- **TASK DIRECTIONS**:
Take the listing from its first line through the line that contains "const STEP_MIN = 3;" and please retype those lines exactly, leaving out the pictures.

── SUPPLIED MATERIAL

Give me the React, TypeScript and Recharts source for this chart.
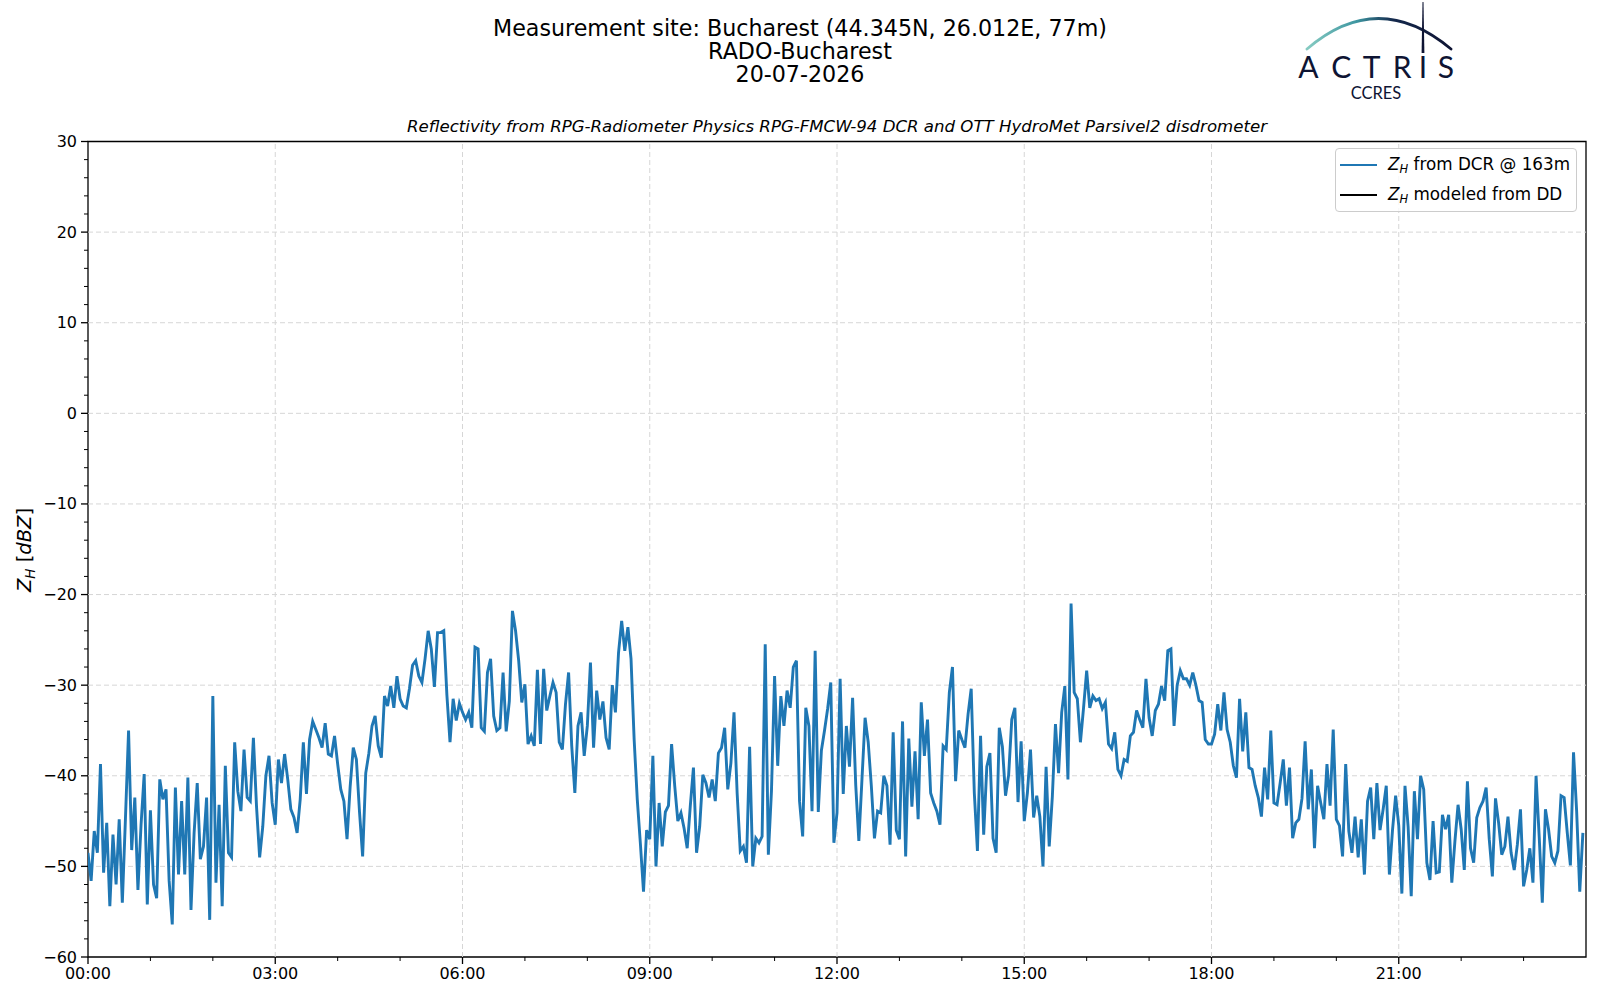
import React from 'react';
import { LineChart, Line, XAxis, YAxis, ReferenceLine, ReferenceArea, Legend } from 'recharts';

// Z_H from DCR @ 163m, dBZ, one value every 3 minutes
const STEP_MIN = 3;

const Z_00_03 = [
  -48.5, -51.6, -46.1, -48.5, -38.7, -50.7, -45.2, -54.4, -46.5, -52,
  -44.8, -54, -44.7, -35, -48.2, -42.4, -52.6, -45.4, -39.8, -54.2,
  -43.8, -52, -53.5, -40.4, -42.6, -41.5, -51.6, -56.4, -41.3, -50.9,
  -42.8, -50.9, -40.2, -54.8, -46.3, -40.8, -49.2, -47.8, -42.4, -55.9,
  -31.2, -51.8, -43.2, -54.4, -38.9, -48.5, -49, -36.3, -41.7, -43.9,
  -37.1, -42.4, -42.8, -35.8, -43.4, -49, -45.6, -40, -37.8, -43,
];
const Z_03_06 = [
  -45.4, -38.2, -40.8, -37.6, -40.4, -43.7, -44.6, -46.3, -42.6, -36.3,
  -42, -36, -34, -34.9, -35.8, -36.9, -34.2, -37.6, -37.8, -35.6,
  -38.7, -41.5, -42.8, -47, -41.2, -36.9, -38.2, -44, -48.9, -39.7,
  -37.5, -34.5, -33.4, -36.7, -38, -31.2, -32.3, -30.1, -32.5, -29,
  -31.5, -32.3, -32.5, -30.4, -27.8, -27.3, -29, -29.7, -27.1, -24,
  -26, -30.2, -24.2, -24.2, -24, -31.1, -36.3, -31.5, -33.9, -32,
];
const Z_06_09 = [
  -33, -33.8, -33, -34.7, -25.8, -26, -34.7, -35.1, -28.6, -27.1,
  -33.4, -35, -34.7, -28.6, -35.1, -31.8, -21.8, -24, -27.3, -31.9,
  -29.9, -36.5, -35.6, -36.7, -28.3, -36.5, -28.2, -32.8, -31.2, -29.7,
  -30.8, -36.3, -37.1, -32.1, -28.6, -36.7, -41.9, -34.5, -33, -37.8,
  -34.5, -27.5, -36.9, -30.6, -33.8, -31.8, -35.8, -37.1, -30, -33,
  -26.4, -22.9, -26.2, -23.6, -27.1, -36, -42.6, -47.5, -52.8, -46,
];
const Z_09_12 = [
  -47, -37.8, -50, -43, -47.8, -44, -43.3, -36.5, -41.1, -45,
  -44.1, -45.8, -48, -43.3, -39.1, -48.5, -45.6, -39.9, -40.8, -42.4,
  -40.4, -42.8, -37.5, -36.9, -34.7, -41.5, -38.6, -33, -41.9, -48.3,
  -47.8, -49.6, -36.8, -50, -46.9, -47.4, -46.7, -25.5, -48.7, -41.7,
  -29, -38.9, -31.2, -34.5, -30.6, -32.5, -28, -27.3, -42.8, -46.7,
  -32.5, -34.5, -43.9, -26.2, -44, -37.2, -35, -32.6, -29.7, -47.4,
];
const Z_12_15 = [
  -44.1, -29.3, -42, -34.5, -39, -31.4, -41, -47.2, -40.4, -33.6,
  -36.3, -41.1, -46.9, -43.9, -44.1, -40, -41.1, -47.6, -35.2, -46,
  -47, -34, -48.9, -35.9, -43.4, -37.3, -44.8, -31.9, -37.8, -33.8,
  -41.9, -43, -43.9, -45.4, -36.7, -37.1, -30.8, -28, -40.6, -35,
  -36, -36.9, -33.2, -30.4, -41.9, -48.3, -35.6, -46.5, -39, -37.5,
  -46.9, -48.5, -34.7, -36.8, -42.2, -39.9, -33.8, -32.5, -42.9, -36.2,
];
const Z_15_18 = [
  -45, -41.9, -37.1, -44.6, -42.2, -44.5, -50, -39, -47.8, -42.3,
  -34.3, -39.7, -33, -30.1, -40.4, -21, -30.8, -31.5, -36.3, -32.5,
  -28.4, -32.5, -31.2, -31.7, -31.5, -32.6, -31.9, -36.5, -37, -35.2,
  -39.3, -40, -38.2, -38.4, -35.6, -35.2, -32.8, -33.8, -34.7, -29.3,
  -33.6, -35.6, -32.8, -32.1, -30.1, -31.7, -26.2, -26, -34.5, -30,
  -28.4, -29.3, -29.3, -30, -28.6, -30, -31.7, -31.9, -36, -36.5,
];
const Z_18_21 = [
  -36.5, -35.4, -32.1, -35, -30.8, -34.9, -36.3, -38.9, -40.2, -31.5,
  -37.3, -33, -39.1, -39.3, -41.1, -42.4, -44.5, -39.1, -42.6, -35,
  -43, -43.2, -40.8, -38.2, -43.3, -39.1, -46.9, -45.2, -44.8, -42.5,
  -36.2, -43.7, -39.3, -48, -41.1, -43, -44.8, -38.7, -43.3, -34.9,
  -44.8, -45.5, -48.9, -38.7, -46.1, -48.5, -44.5, -49, -44.8, -50.9,
  -42.8, -41.3, -47, -40.8, -46, -43.7, -41.1, -50.9, -46, -42.2,
];
const Z_21_24 = [
  -45.5, -53, -41.1, -45.6, -53.3, -41.7, -47, -40, -41.5, -49.6,
  -51.5, -45, -50.7, -50.6, -44.3, -45.9, -44.3, -51.8, -47.2, -43.2,
  -45.9, -50.4, -40.6, -48, -49.6, -44.6, -43.5, -42.8, -41.3, -47,
  -51.1, -42.5, -45.2, -48.7, -47.8, -44.5, -48.5, -50.4, -47.6, -43.7,
  -52.2, -50.4, -48, -51.8, -40, -46.7, -54, -43.7, -45.9, -48.9,
  -49.6, -48.3, -42.2, -42.4, -46.3, -49.9, -37.4, -43.9, -52.8, -46.3,
];

const Z_DCR = [...Z_00_03, ...Z_03_06, ...Z_06_09, ...Z_09_12, ...Z_12_15, ...Z_15_18, ...Z_18_21, ...Z_21_24];

const SERIES_NAMES = ['Z_H from DCR @ 163m', 'Z_H modeled from DD'];
const SERIES_COLORS = ['#1f77b4', '#000000'];

// minutes since 00:00
const X_TICKS = [0, 60, 120, 180, 240, 300, 360, 420, 480, 540, 600, 660, 720, 780, 840, 900, 960, 1020, 1080, 1140, 1200, 1260, 1320, 1380];
const X_MAJOR = [0, 180, 360, 540, 720, 900, 1080, 1260];
const Y_TICKS = [
  -60, -58, -56, -54, -52, -50, -48, -46, -44, -42, -40, -38, -36, -34, -32, -30,
  -28, -26, -24, -22, -20, -18, -16, -14, -12, -10, -8, -6, -4, -2, 0,
  2, 4, 6, 8, 10, 12, 14, 16, 18, 20, 22, 24, 26, 28, 30,
];
const Y_MAJOR = [-60, -50, -40, -30, -20, -10, 0, 10, 20, 30];

const TITLE_LINES = ['Measurement site: Bucharest (44.345N, 26.012E, 77m)', 'RADO-Bucharest', '20-07-2026'];
const SUBTITLE = 'Reflectivity from RPG-Radiometer Physics RPG-FMCW-94 DCR and OTT HydroMet Parsivel2 disdrometer';

const data = Z_DCR.map((z, i) => ({ t: i * STEP_MIN, dcr: z }));

const FONT = 'DejaVu Sans';

const fmtHour = (m: number) =>
  `${String(Math.floor(m / 60)).padStart(2, '0')}:${String(m % 60).padStart(2, '0')}`;
const fmtY = (v: number) => (v < 0 ? `\u2212${-v}` : `${v}`);

const XTick = (props: any) => {
  const { x, y, payload } = props;
  const major = X_MAJOR.includes(payload.value);
  const len = major ? 7 : 4;
  return (
    <g>
      <line x1={x} x2={x} y1={y} y2={y + len} stroke="#000" strokeWidth={major ? 1.3 : 1} />
      {major && (
        <text x={x} y={y + len + 15} textAnchor="middle" fontSize={16} fontFamily={FONT} fill="#000">
          {fmtHour(payload.value)}
        </text>
      )}
    </g>
  );
};

const YTick = (props: any) => {
  const { x, y, payload } = props;
  const major = Y_MAJOR.includes(payload.value);
  const len = major ? 7 : 4;
  return (
    <g>
      <line x1={x - len} x2={x} y1={y} y2={y} stroke="#000" strokeWidth={major ? 1.3 : 1} />
      {major && (
        <text x={x - len - 4} y={y} textAnchor="end" dominantBaseline="central" fontSize={16} fontFamily={FONT} fill="#000">
          {fmtY(payload.value)}
        </text>
      )}
    </g>
  );
};

const LegendBox = ({ payload }: any) => (
  <div
    style={{
      boxSizing: 'border-box',
      width: 242,
      height: 64,
      border: '1px solid #cccccc',
      borderRadius: 4,
      background: 'rgba(255,255,255,0.8)',
      padding: '1px 0 0 4px',
      fontFamily: FONT,
      fontSize: 16.8,
      color: '#000',
    }}
  >
    {(payload || []).map((p: any) => (
      <div key={p.value} style={{ display: 'flex', alignItems: 'center', height: 30 }}>
        <span style={{ display: 'inline-block', width: 37, height: 2.8, background: p.color, marginRight: 11 }} />
        <span style={{ whiteSpace: 'nowrap' }}>
          <i>Z</i>
          <sub style={{ fontSize: 11.5, fontStyle: 'italic', verticalAlign: -3 }}>H</sub>
          {String(p.value).replace(/^Z_H/, '')}
        </span>
      </div>
    ))}
  </div>
);

const Overlay = () => (
  <svg width={1600} height={1000} style={{ position: 'absolute', left: 0, top: 0, pointerEvents: 'none' }}>
    <defs>
      <linearGradient id="arcGrad" x1="0" y1="0" x2="1" y2="0">
        <stop offset="0%" stopColor="#86cbc2" />
        <stop offset="35%" stopColor="#3d95a0" />
        <stop offset="60%" stopColor="#14284c" />
        <stop offset="100%" stopColor="#0e1433" />
      </linearGradient>
    </defs>
    {TITLE_LINES.map((s, i) => (
      <text key={s} x={800} y={36 + i * 23.2} textAnchor="middle" fontSize={22.2} fontFamily={FONT} fill="#000">
        {s}
      </text>
    ))}
    <text x={837} y={131.5} textAnchor="middle" fontSize={16.6} fontStyle="italic" fontFamily={FONT} fill="#000">
      {SUBTITLE}
    </text>
    <text transform="translate(31,550) rotate(-90)" textAnchor="middle" fontSize={19.5} fontFamily={FONT} fill="#000">
      <tspan fontStyle="italic">Z</tspan>
      <tspan fontStyle="italic" fontSize={13.5} dy={4}>H</tspan>
      <tspan dy={-4}> [</tspan>
      <tspan fontStyle="italic">dBZ</tspan>
      <tspan>]</tspan>
    </text>
    {/* ACTRIS logo */}
    <path d="M 1307 49 Q 1378 -12 1451 49" fill="none" stroke="url(#arcGrad)" strokeWidth={2.8} strokeLinecap="round" />
    <polygon points="1422.5,2 1423.5,2 1424.4,53 1421.6,53" fill="#0e1433" />
    {['A', 'C', 'T', 'R', 'I', 'S'].map((c, i) => (
      <text
        key={c}
        x={[1308.5, 1341.2, 1371.7, 1402.2, 1423, 1446][i]}
        y={77.5}
        textAnchor="middle"
        fontSize={30}
        fontFamily="Lato"
        fill="#0e1433"
      >
        {c}
      </text>
    ))}
    <text x={1376} y={98.5} textAnchor="middle" fontSize={16.5} fontFamily="Lato" fill="#0e1433">
      CCRES
    </text>
  </svg>
);

export default function App() {
  return (
    <div style={{ position: 'absolute', left: 0, top: 0, width: 1600, height: 1000, background: '#fff', fontFamily: FONT }}>
      <LineChart width={1600} height={1000} data={data} margin={{ top: 141.5, right: 14, bottom: 13, left: 28 }}>
        <XAxis
          dataKey="t"
          type="number"
          domain={[0, 1440]}
          ticks={X_TICKS}
          interval={0}
          height={30}
          tickSize={0}
          tickMargin={0}
          tickLine={false}
          axisLine={false}
          tick={XTick}
          allowDataOverflow
        />
        <YAxis
          type="number"
          domain={[-60, 30]}
          ticks={Y_TICKS}
          interval={0}
          width={60}
          tickSize={0}
          tickMargin={0}
          tickLine={false}
          axisLine={false}
          tick={YTick}
          allowDataOverflow
        />
        {X_MAJOR.filter((v) => v > 0).map((v) => (
          <ReferenceLine key={`gx${v}`} x={v} stroke="#d6d6d6" strokeWidth={1} strokeDasharray="5 3" />
        ))}
        {Y_MAJOR.filter((v) => v > -60 && v < 30).map((v) => (
          <ReferenceLine key={`gy${v}`} y={v} stroke="#d6d6d6" strokeWidth={1} strokeDasharray="5 3" />
        ))}
        <Line
          dataKey="dcr"
          name={SERIES_NAMES[0]}
          stroke={SERIES_COLORS[0]}
          strokeWidth={2.9}
          dot={false}
          type="linear"
          isAnimationActive={false}
        />
        <Line
          dataKey="dd"
          name={SERIES_NAMES[1]}
          stroke={SERIES_COLORS[1]}
          strokeWidth={2.9}
          dot={false}
          type="linear"
          isAnimationActive={false}
        />
        <ReferenceArea x1={0} x2={1440} y1={-60} y2={30} fill="none" fillOpacity={0} stroke="#000" strokeWidth={1.3} />
        <Legend
          layout="horizontal"
          verticalAlign="middle"
          align="center"
          content={LegendBox}
          wrapperStyle={{ left: 1335, top: 148, width: 242, height: 64 }}
        />
      </LineChart>
      <Overlay />
    </div>
  );
}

────

- **WORKED SOLUTION**:
Give me the React, TypeScript and Recharts source for this chart.
import React from 'react';
import { LineChart, Line, XAxis, YAxis, ReferenceLine, ReferenceArea, Legend } from 'recharts';

// Z_H from DCR @ 163m, dBZ, one value every 3 minutes
const STEP_MIN = 3;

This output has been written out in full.